— start MATERIAL —

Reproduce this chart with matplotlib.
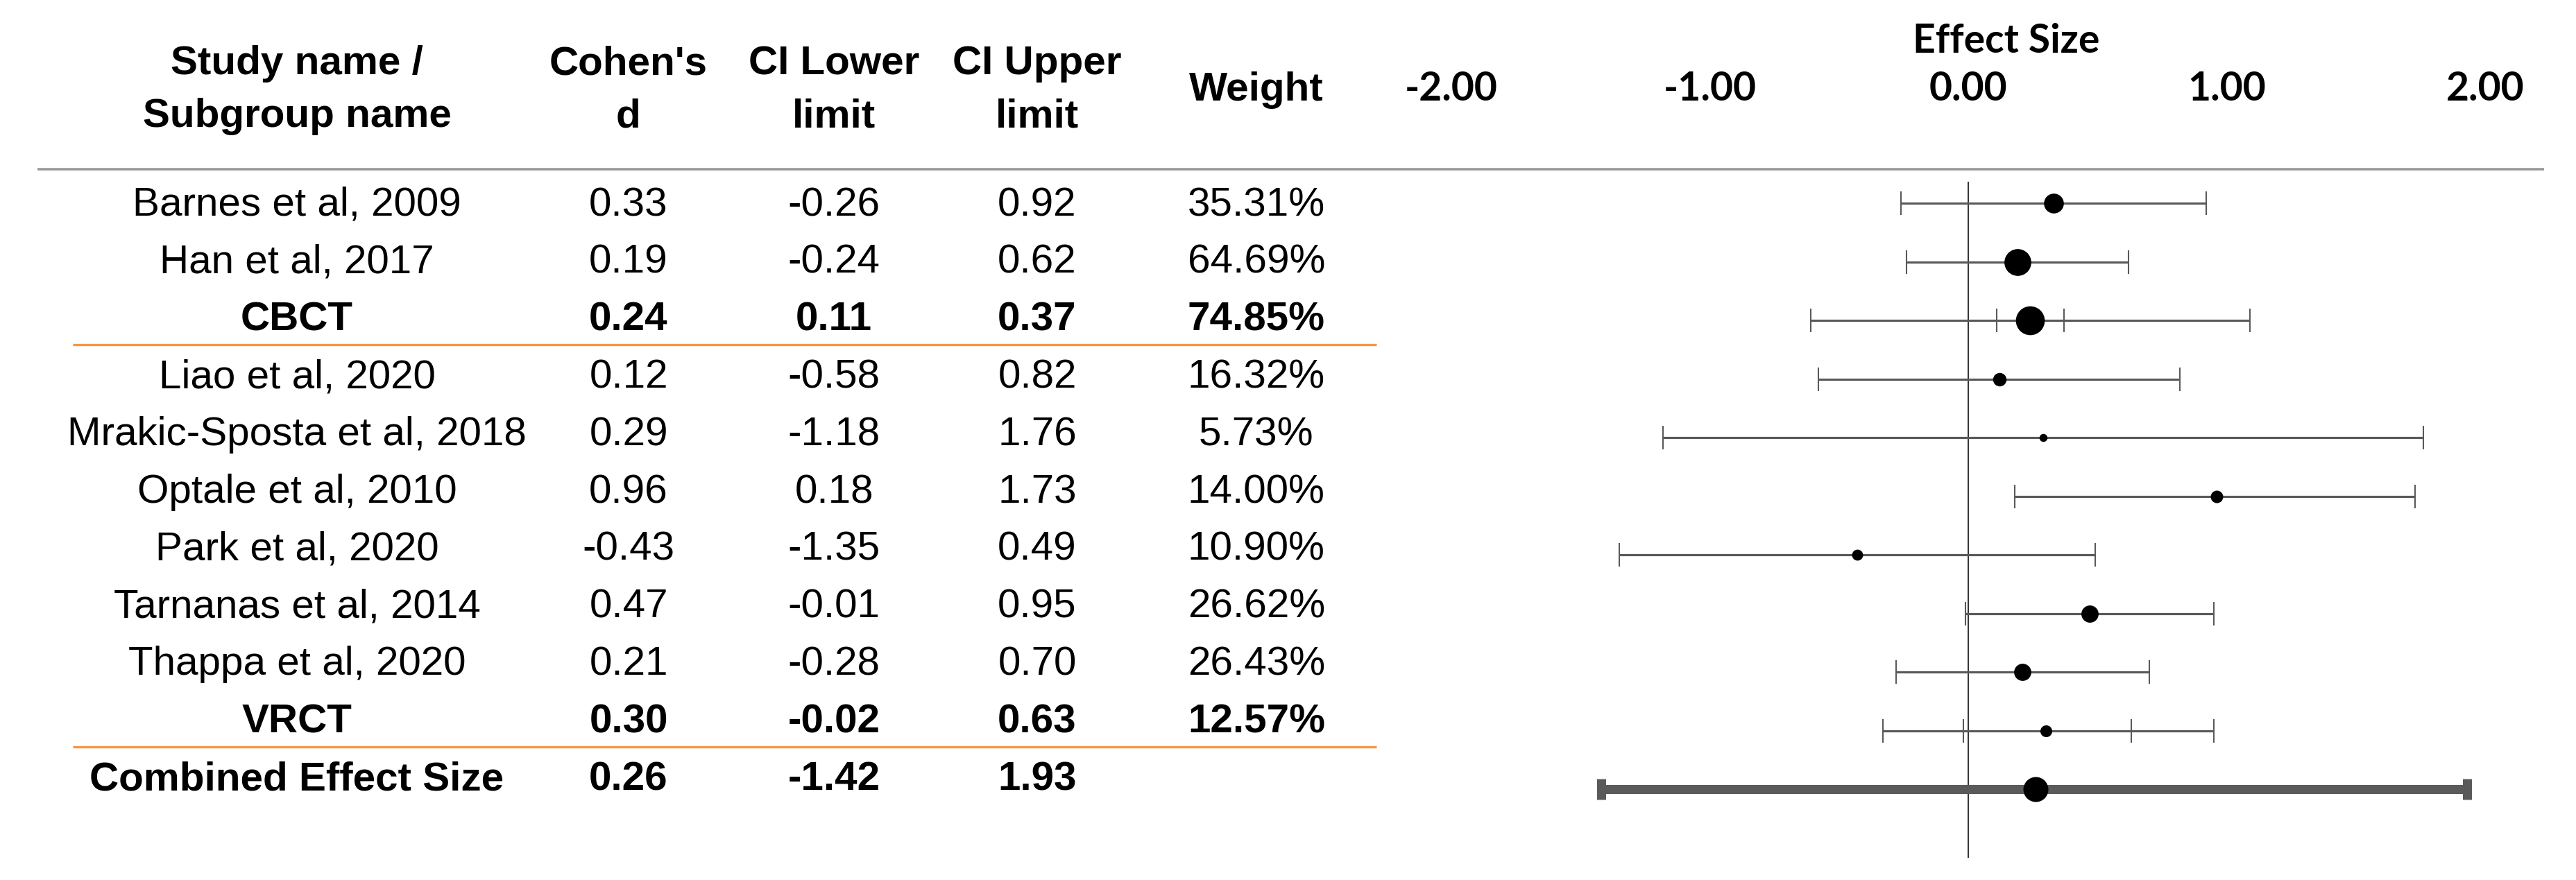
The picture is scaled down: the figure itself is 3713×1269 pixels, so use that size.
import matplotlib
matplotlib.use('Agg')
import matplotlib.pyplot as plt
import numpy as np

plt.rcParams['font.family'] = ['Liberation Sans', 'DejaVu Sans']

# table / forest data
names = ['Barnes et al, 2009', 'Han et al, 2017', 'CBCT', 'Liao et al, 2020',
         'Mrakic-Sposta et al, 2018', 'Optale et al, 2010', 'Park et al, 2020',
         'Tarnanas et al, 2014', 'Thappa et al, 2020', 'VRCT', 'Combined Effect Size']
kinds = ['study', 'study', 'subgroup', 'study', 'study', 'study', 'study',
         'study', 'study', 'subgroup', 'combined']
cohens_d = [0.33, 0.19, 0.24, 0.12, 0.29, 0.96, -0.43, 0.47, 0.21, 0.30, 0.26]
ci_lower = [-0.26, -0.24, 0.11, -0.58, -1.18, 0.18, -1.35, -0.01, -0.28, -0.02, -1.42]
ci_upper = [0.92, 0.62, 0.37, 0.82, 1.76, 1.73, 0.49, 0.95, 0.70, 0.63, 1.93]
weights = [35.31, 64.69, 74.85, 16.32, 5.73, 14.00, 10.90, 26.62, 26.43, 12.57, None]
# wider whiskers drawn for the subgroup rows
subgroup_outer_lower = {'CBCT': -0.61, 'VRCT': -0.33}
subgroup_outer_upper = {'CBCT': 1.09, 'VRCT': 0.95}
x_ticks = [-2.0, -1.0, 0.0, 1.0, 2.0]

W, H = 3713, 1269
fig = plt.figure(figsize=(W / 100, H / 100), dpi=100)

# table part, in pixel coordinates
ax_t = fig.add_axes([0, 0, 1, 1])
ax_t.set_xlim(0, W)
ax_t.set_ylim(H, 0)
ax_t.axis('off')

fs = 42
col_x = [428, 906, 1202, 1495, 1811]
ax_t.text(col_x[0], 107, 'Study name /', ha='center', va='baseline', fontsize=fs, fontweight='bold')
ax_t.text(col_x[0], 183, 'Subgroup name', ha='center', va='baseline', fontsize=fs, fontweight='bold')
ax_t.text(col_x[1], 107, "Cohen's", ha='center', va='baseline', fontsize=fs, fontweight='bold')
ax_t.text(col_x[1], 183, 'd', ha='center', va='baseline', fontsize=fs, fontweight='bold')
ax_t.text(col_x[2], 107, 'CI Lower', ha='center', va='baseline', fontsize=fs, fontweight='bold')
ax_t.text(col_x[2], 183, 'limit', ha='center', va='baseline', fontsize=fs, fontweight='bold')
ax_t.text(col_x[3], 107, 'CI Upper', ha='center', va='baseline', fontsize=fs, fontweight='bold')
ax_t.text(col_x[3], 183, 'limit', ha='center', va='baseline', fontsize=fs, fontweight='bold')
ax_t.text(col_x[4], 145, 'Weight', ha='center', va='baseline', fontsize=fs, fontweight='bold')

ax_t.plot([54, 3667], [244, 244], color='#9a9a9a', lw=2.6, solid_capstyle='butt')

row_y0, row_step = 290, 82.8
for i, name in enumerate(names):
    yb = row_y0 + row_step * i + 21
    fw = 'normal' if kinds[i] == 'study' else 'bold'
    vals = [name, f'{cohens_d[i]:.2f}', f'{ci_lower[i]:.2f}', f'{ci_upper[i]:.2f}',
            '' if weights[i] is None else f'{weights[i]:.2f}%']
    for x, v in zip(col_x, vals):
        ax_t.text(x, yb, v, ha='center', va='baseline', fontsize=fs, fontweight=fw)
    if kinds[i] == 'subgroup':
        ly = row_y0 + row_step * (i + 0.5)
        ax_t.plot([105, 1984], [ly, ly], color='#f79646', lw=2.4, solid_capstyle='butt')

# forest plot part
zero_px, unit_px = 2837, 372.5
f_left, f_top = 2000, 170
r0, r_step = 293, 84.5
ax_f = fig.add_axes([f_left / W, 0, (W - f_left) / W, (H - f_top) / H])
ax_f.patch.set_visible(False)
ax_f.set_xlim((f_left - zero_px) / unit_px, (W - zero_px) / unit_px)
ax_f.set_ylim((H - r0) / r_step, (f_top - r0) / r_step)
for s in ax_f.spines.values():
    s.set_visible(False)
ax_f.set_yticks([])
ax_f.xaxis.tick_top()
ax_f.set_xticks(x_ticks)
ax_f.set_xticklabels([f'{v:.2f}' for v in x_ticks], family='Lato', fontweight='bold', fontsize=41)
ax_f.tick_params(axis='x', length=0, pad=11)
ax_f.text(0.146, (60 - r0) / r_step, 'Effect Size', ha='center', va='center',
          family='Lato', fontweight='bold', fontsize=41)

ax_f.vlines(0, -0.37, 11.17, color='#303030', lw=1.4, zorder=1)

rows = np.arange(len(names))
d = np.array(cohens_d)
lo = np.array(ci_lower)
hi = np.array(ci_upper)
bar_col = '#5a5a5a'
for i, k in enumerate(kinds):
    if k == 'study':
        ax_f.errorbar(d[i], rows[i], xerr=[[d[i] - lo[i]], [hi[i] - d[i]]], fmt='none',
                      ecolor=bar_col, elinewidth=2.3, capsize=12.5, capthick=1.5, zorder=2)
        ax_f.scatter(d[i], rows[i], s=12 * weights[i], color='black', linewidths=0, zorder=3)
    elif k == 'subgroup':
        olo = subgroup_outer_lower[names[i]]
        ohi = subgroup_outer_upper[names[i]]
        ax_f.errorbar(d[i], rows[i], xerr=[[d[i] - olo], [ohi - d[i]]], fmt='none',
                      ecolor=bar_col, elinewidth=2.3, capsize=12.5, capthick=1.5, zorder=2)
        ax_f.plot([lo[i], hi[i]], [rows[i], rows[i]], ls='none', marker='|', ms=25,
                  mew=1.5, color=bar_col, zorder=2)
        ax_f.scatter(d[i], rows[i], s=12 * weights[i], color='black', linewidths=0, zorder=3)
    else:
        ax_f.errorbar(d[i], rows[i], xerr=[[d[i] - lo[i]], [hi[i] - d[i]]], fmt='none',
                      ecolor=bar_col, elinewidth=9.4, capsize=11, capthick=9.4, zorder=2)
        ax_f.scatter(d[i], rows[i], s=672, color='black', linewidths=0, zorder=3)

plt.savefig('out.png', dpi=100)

— end MATERIAL —

• _EXERCISE INSTRUCTIONS_
Leave the pictures out, and print every line of the listing exactly as written.

• _SOLUTION TO THIS EXERCISE_
Reproduce this chart with matplotlib.
The picture is scaled down: the figure itself is 3713×1269 pixels, so use that size.
import matplotlib
matplotlib.use('Agg')
import matplotlib.pyplot as plt
import numpy as np

plt.rcParams['font.family'] = ['Liberation Sans', 'DejaVu Sans']

# table / forest data
names = ['Barnes et al, 2009', 'Han et al, 2017', 'CBCT', 'Liao et al, 2020',
         'Mrakic-Sposta et al, 2018', 'Optale et al, 2010', 'Park et al, 2020',
         'Tarnanas et al, 2014', 'Thappa et al, 2020', 'VRCT', 'Combined Effect Size']
kinds = ['study', 'study', 'subgroup', 'study', 'study', 'study', 'study',
         'study', 'study', 'subgroup', 'combined']
cohens_d = [0.33, 0.19, 0.24, 0.12, 0.29, 0.96, -0.43, 0.47, 0.21, 0.30, 0.26]
ci_lower = [-0.26, -0.24, 0.11, -0.58, -1.18, 0.18, -1.35, -0.01, -0.28, -0.02, -1.42]
ci_upper = [0.92, 0.62, 0.37, 0.82, 1.76, 1.73, 0.49, 0.95, 0.70, 0.63, 1.93]
weights = [35.31, 64.69, 74.85, 16.32, 5.73, 14.00, 10.90, 26.62, 26.43, 12.57, None]
# wider whiskers drawn for the subgroup rows
subgroup_outer_lower = {'CBCT': -0.61, 'VRCT': -0.33}
subgroup_outer_upper = {'CBCT': 1.09, 'VRCT': 0.95}
x_ticks = [-2.0, -1.0, 0.0, 1.0, 2.0]

W, H = 3713, 1269
fig = plt.figure(figsize=(W / 100, H / 100), dpi=100)

# table part, in pixel coordinates
ax_t = fig.add_axes([0, 0, 1, 1])
ax_t.set_xlim(0, W)
ax_t.set_ylim(H, 0)
ax_t.axis('off')

fs = 42
col_x = [428, 906, 1202, 1495, 1811]
ax_t.text(col_x[0], 107, 'Study name /', ha='center', va='baseline', fontsize=fs, fontweight='bold')
ax_t.text(col_x[0], 183, 'Subgroup name', ha='center', va='baseline', fontsize=fs, fontweight='bold')
ax_t.text(col_x[1], 107, "Cohen's", ha='center', va='baseline', fontsize=fs, fontweight='bold')
ax_t.text(col_x[1], 183, 'd', ha='center', va='baseline', fontsize=fs, fontweight='bold')
ax_t.text(col_x[2], 107, 'CI Lower', ha='center', va='baseline', fontsize=fs, fontweight='bold')
ax_t.text(col_x[2], 183, 'limit', ha='center', va='baseline', fontsize=fs, fontweight='bold')
ax_t.text(col_x[3], 107, 'CI Upper', ha='center', va='baseline', fontsize=fs, fontweight='bold')
ax_t.text(col_x[3], 183, 'limit', ha='center', va='baseline', fontsize=fs, fontweight='bold')
ax_t.text(col_x[4], 145, 'Weight', ha='center', va='baseline', fontsize=fs, fontweight='bold')

ax_t.plot([54, 3667], [244, 244], color='#9a9a9a', lw=2.6, solid_capstyle='butt')

row_y0, row_step = 290, 82.8
for i, name in enumerate(names):
    yb = row_y0 + row_step * i + 21
    fw = 'normal' if kinds[i] == 'study' else 'bold'
    vals = [name, f'{cohens_d[i]:.2f}', f'{ci_lower[i]:.2f}', f'{ci_upper[i]:.2f}',
            '' if weights[i] is None else f'{weights[i]:.2f}%']
    for x, v in zip(col_x, vals):
        ax_t.text(x, yb, v, ha='center', va='baseline', fontsize=fs, fontweight=fw)
    if kinds[i] == 'subgroup':
        ly = row_y0 + row_step * (i + 0.5)
        ax_t.plot([105, 1984], [ly, ly], color='#f79646', lw=2.4, solid_capstyle='butt')

# forest plot part
zero_px, unit_px = 2837, 372.5
f_left, f_top = 2000, 170
r0, r_step = 293, 84.5
ax_f = fig.add_axes([f_left / W, 0, (W - f_left) / W, (H - f_top) / H])
ax_f.patch.set_visible(False)
ax_f.set_xlim((f_left - zero_px) / unit_px, (W - zero_px) / unit_px)
ax_f.set_ylim((H - r0) / r_step, (f_top - r0) / r_step)
for s in ax_f.spines.values():
    s.set_visible(False)
ax_f.set_yticks([])
ax_f.xaxis.tick_top()
ax_f.set_xticks(x_ticks)
ax_f.set_xticklabels([f'{v:.2f}' for v in x_ticks], family='Lato', fontweight='bold', fontsize=41)
ax_f.tick_params(axis='x', length=0, pad=11)
ax_f.text(0.146, (60 - r0) / r_step, 'Effect Size', ha='center', va='center',
          family='Lato', fontweight='bold', fontsize=41)

ax_f.vlines(0, -0.37, 11.17, color='#303030', lw=1.4, zorder=1)

rows = np.arange(len(names))
d = np.array(cohens_d)
lo = np.array(ci_lower)
hi = np.array(ci_upper)
bar_col = '#5a5a5a'
for i, k in enumerate(kinds):
    if k == 'study':
        ax_f.errorbar(d[i], rows[i], xerr=[[d[i] - lo[i]], [hi[i] - d[i]]], fmt='none',
                      ecolor=bar_col, elinewidth=2.3, capsize=12.5, capthick=1.5, zorder=2)
        ax_f.scatter(d[i], rows[i], s=12 * weights[i], color='black', linewidths=0, zorder=3)
    elif k == 'subgroup':
        olo = subgroup_outer_lower[names[i]]
        ohi = subgroup_outer_upper[names[i]]
        ax_f.errorbar(d[i], rows[i], xerr=[[d[i] - olo], [ohi - d[i]]], fmt='none',
                      ecolor=bar_col, elinewidth=2.3, capsize=12.5, capthick=1.5, zorder=2)
        ax_f.plot([lo[i], hi[i]], [rows[i], rows[i]], ls='none', marker='|', ms=25,
                  mew=1.5, color=bar_col, zorder=2)
        ax_f.scatter(d[i], rows[i], s=12 * weights[i], color='black', linewidths=0, zorder=3)
    else:
        ax_f.errorbar(d[i], rows[i], xerr=[[d[i] - lo[i]], [hi[i] - d[i]]], fmt='none',
                      ecolor=bar_col, elinewidth=9.4, capsize=11, capthick=9.4, zorder=2)
        ax_f.scatter(d[i], rows[i], s=672, color='black', linewidths=0, zorder=3)

plt.savefig('out.png', dpi=100)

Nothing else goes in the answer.